Go to the map choose the distinction that makes sense to you. Clicking on any of the orange dots will bring up information on the particular incident such as: “Robert Lewis Black male lynched in early Jun 1892. Port Jervis, Orange Co. New York. He was lynched in a spectacle before some 2000 people for alleged rape. When the mob discovered he was still alive, they hanged him a second time.” Or Frank Viles Native American male lynched in Aug 1896 Asotin, Washington. He was lynched after being accused of rape. This demonstrates that lynching wasn’t just a Southern phenomena. Nor did it end in the 1940s as shown by David Jackson, a Black male killed in Dec 1961 McDuffie Co. Georgia. “There exists a photograph of his death taken by members of the crowd to share proudly as souvenirs.”

Lynching is unarguably the most heinous of acts of terrorism and hate crimes. The acts themselves were bad enough but the normalization and enthusiasm of regular white Americans can not be understated. One such action that accomplished this was lynching postcards. Though the images of all the postcards etch in one’s mind the deep depravity that humans are capable of, please also remember that at  different times and places in the world, there is also beauty and joy and love.
From Wikipedia: A lynching postcard is a postcard bearing the photograph of a lynching — a vigilante murder usually motivated by racial hatred — intended to be distributed, collected, or kept as a souvenir. Often a lynching postcard would be inscribed with racist text or poems. Lynching postcards were in widespread production for more than fifty years in the United States; although their distribution through the United States Postal Service was banned in 1908, some white supremacists still distribute them today.”

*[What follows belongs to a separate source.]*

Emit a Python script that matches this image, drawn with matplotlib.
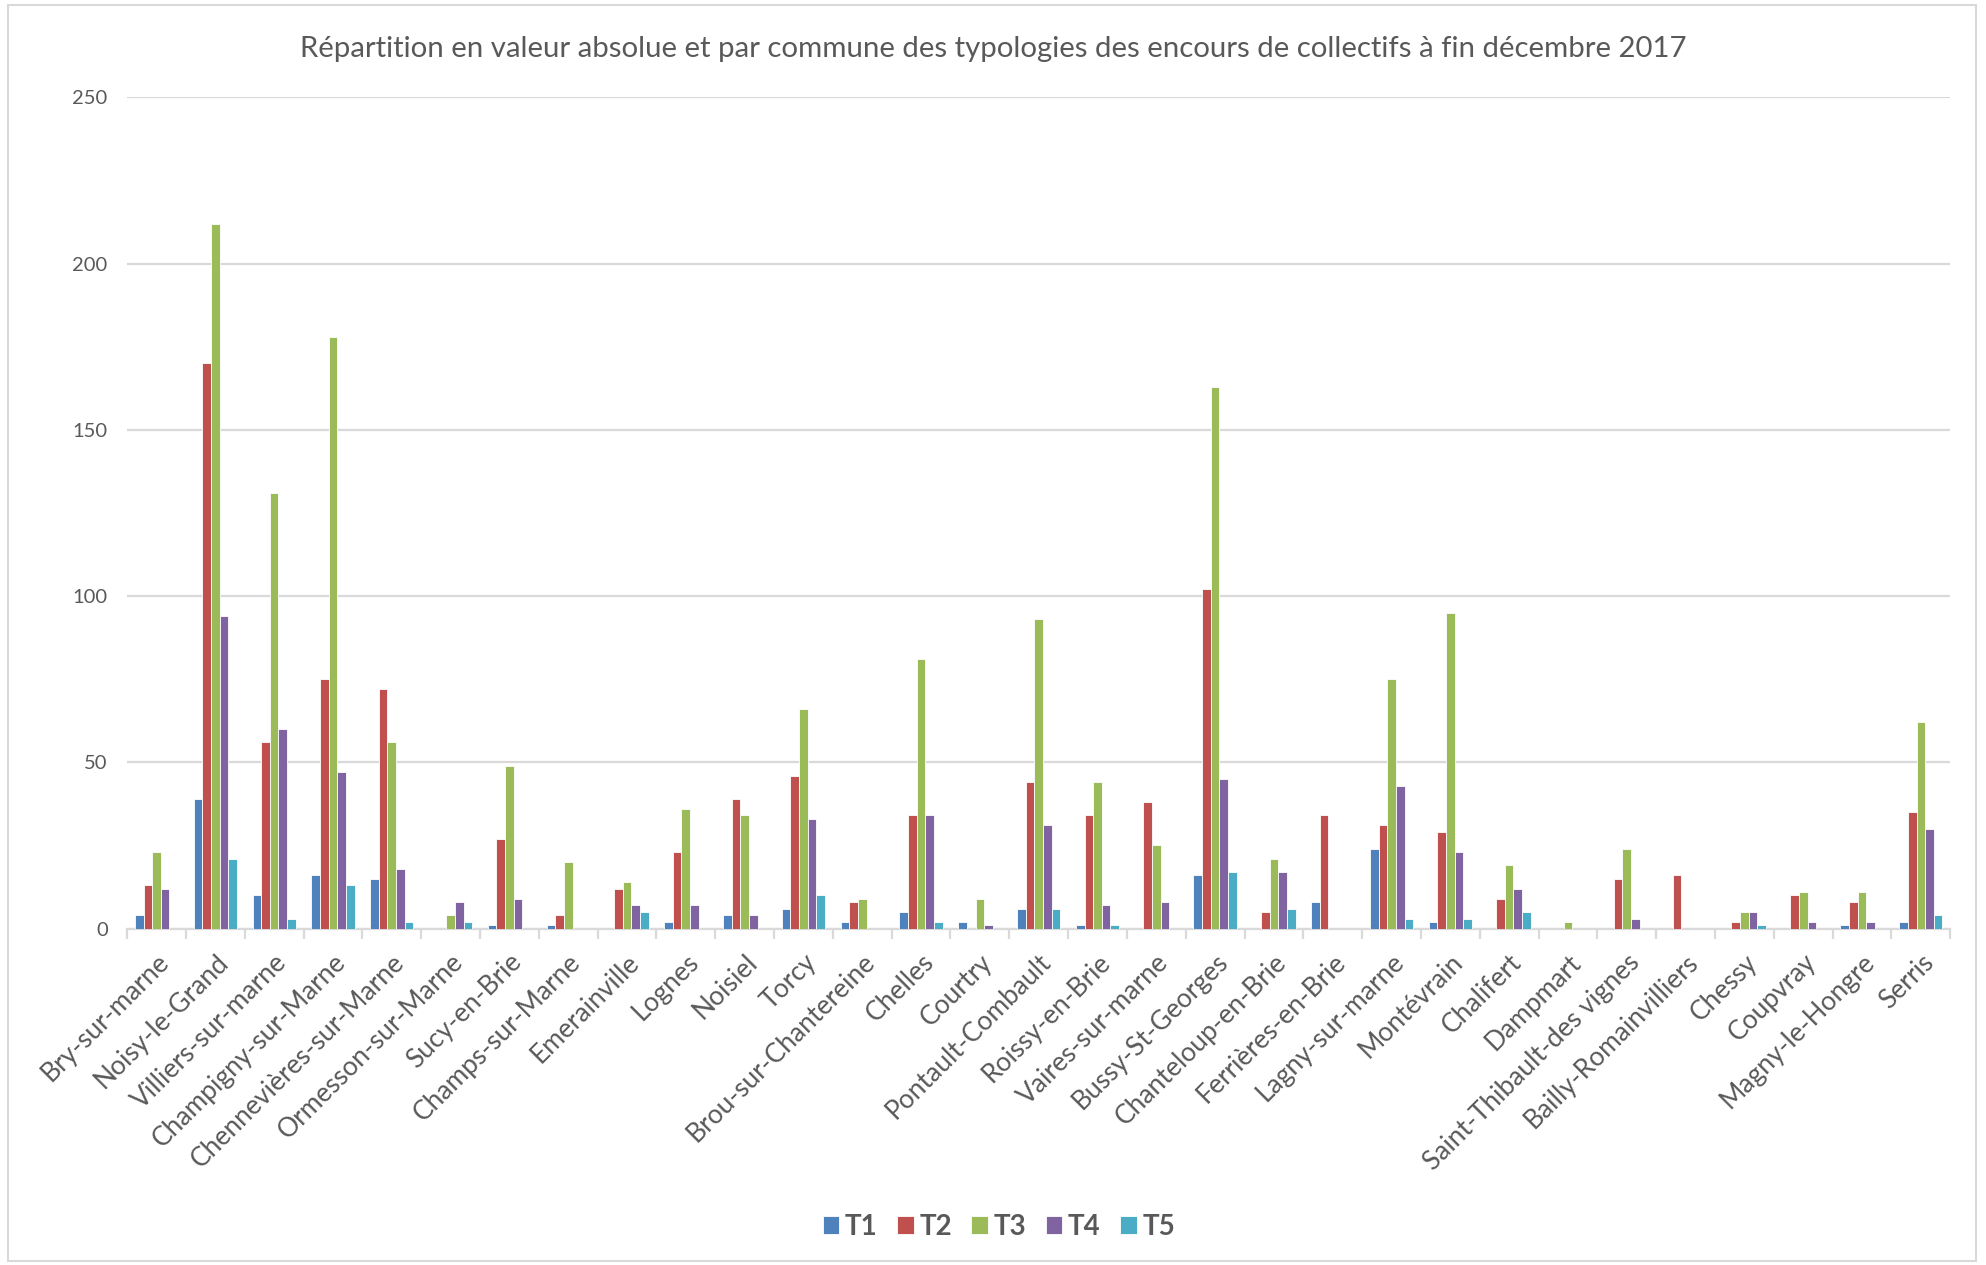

Terror lynchings as a display of racial domination peaked around the 1880s through to the 1940s, and were less frequent until the 1970s, especially (but not exclusively) in the Southern United States. Do your own research please.

 

Lynching in America
Confronting the Legacy of Racial Terror website


About the website…

As of June 2020, Bryan Stevenson’s Equal Justice Initiative documented nearly 6,500 lynchings of black people in the US from the end of the Civil War to 1950. The lynching of African Americans was terrorism, a widely supported campaign to enforce racial subordination and segregation. Lynching in America documents more than 4400 racial terror lynchings in the United States during the period between Reconstruction and World War II.